Les années 50 la ramènent à la question algérienne. Après la « Toussaint rouge » de 1954, le Gouvernement Mendès-France la missionne sur le terrain pour enquêter sur le nouveau contexte des hostilités. Vingt ans après sa première expérience, elle y constate une véritable « clochardisation de l’Algérie »… Rattachée au Gouvernement général, elle va impulser l’expérience novatrice des centres sociaux, impliquant les acteurs locaux, en vue de promouvoir des plans d’éducation et de formation, notamment pour les filles, alors même que la transition d’une société agraire vers les zones urbaines révèle
des fractures béantes.
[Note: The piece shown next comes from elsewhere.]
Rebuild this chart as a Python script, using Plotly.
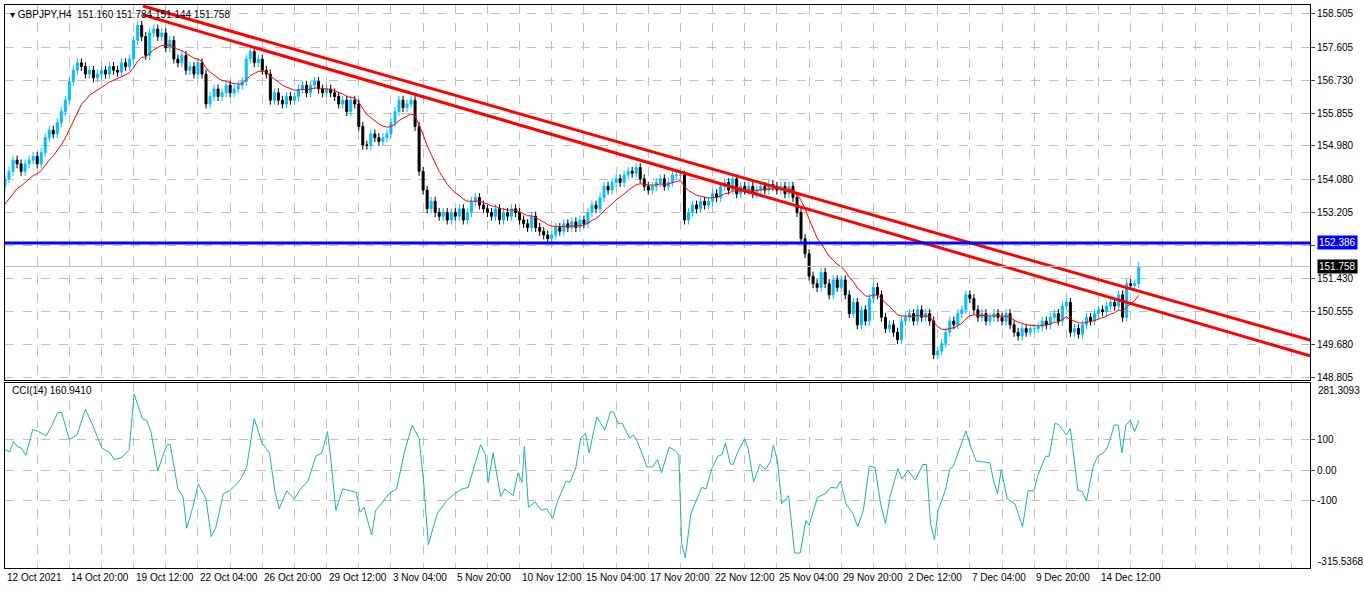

En 1957, alors que se déclenche « la bataille d’Alger » et que la France est mise en accusation sur la pratique de la torture, Guy Mollet, Président du Conseil, la missionne de nouveau tant pour enquêter que pour entrer en médiation informelle avec les indépendantistes du FLN. Sans épouser leur stratégie, elle réussit à nouer des relations de confiance avec certains de leurs dirigeants, aboutissant un temps à des trêves des attentats en
contrepartie de suspensions d’exécution ou de grâces de condamnés à mort, notamment celle de Yassef Saadi (ils resteront en contact jusqu’à son décès). D’abord guidée par le sens de la dignité humaine par-delà l’impératif politique, son action lui vaudra autant le respect de beaucoup que la défiance des jusqu’au-boutistes des deux bords.

Rattachée en 1959 au cabinet du Ministre de l’Éducation, elle pose les fondements de l’enseignement en milieu carcéral, puis, jusqu’à sa retraite en 1977, elle reprend ses travaux de recherche. Ses cours et conférences sur l’ethnologie des sociétés du Maghreb font encore référence, notamment quant à l’émancipation de la condition des femmes.

Elle décède en 2008, dans sa 101ème année, à St-Mandé, non loin d’ici. Quand en 2015, sur décision du président Hollande, elle entre au Panthéon, c’est à une grande femme, actrice de notre XXème siècle, que la patrie est reconnaissante. Trois ans auparavant, c’est Le Kremlin- Bicêtre qui lui rendait hommage en donnant son nom au Centre social de l’avenue Charles-Gide.